A $150 million construction and endowment campaign ensued, running headfirst into the Great Recession. But the museum broke ground anyway and opened in its radically expanded home at Fifth and Market Streets in 2010.

In 2012, less than two years later, The Inquirer reported that membership and visitor numbers were falling and that the museum’s initial optimistic attendance forecasts were widely off the mark. In 2017, the museum said it was eliminating 18 positions through layoffs and attrition.

According to Monday’s court filing, the museum now employs 25 full-time staff members and six full-time hourly workers. All are nonunion.

Court records describe the situation dryly: “Since opening in 2010, the museum’s revenues from gate receipts and events have not reached the levels expected.”

Last year, chief executive Ivy L. Barsky resigned. Misha Galperin, a New York-based financial and management consultant, has been named interim chief executive in the wake of Barsky’s departure.

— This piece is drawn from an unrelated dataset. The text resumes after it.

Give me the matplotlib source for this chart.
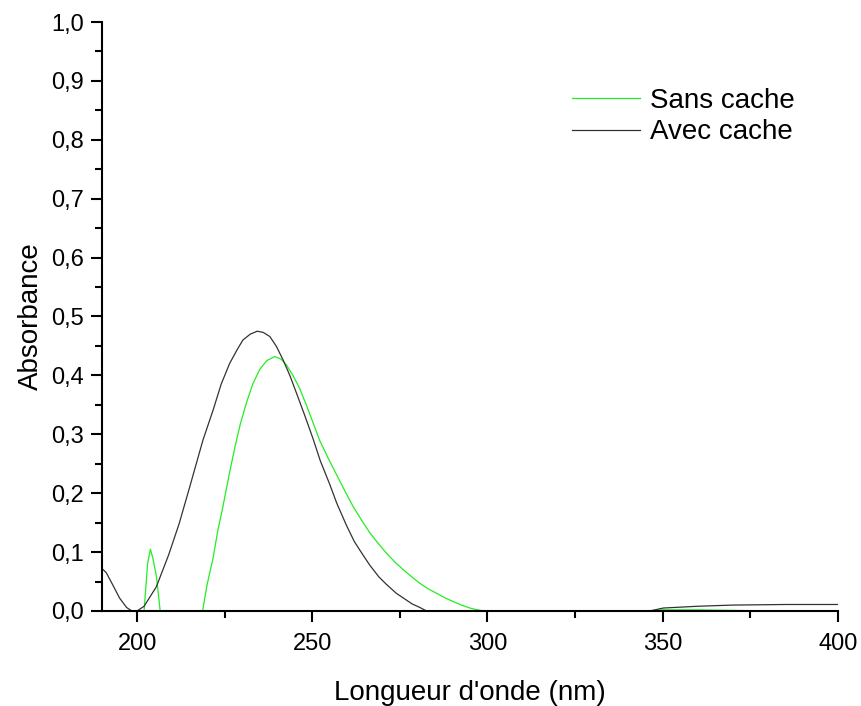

Given such problems, Darivoff was asked if the institution regretted the move out of its manageable quarters behind Mikveh Israel into the big six-story show on Independence Mall.

“I don’t regret it; I applaud it,” he said.

“The group of people in Philadelphia who recognized the need in the American Jewish community to tell the story of Jews in America in a way that couldn’t be done in a one-room museum, I think was an act of great leadership,” Darivoff continued. “Telling history is central to the Jewish people. It’s central to who we are. We are a people in part because of the way we retell our history. Our Bible is, in fact, a recitation of the history of the Jewish people. And we stay together as a community by retelling that history.”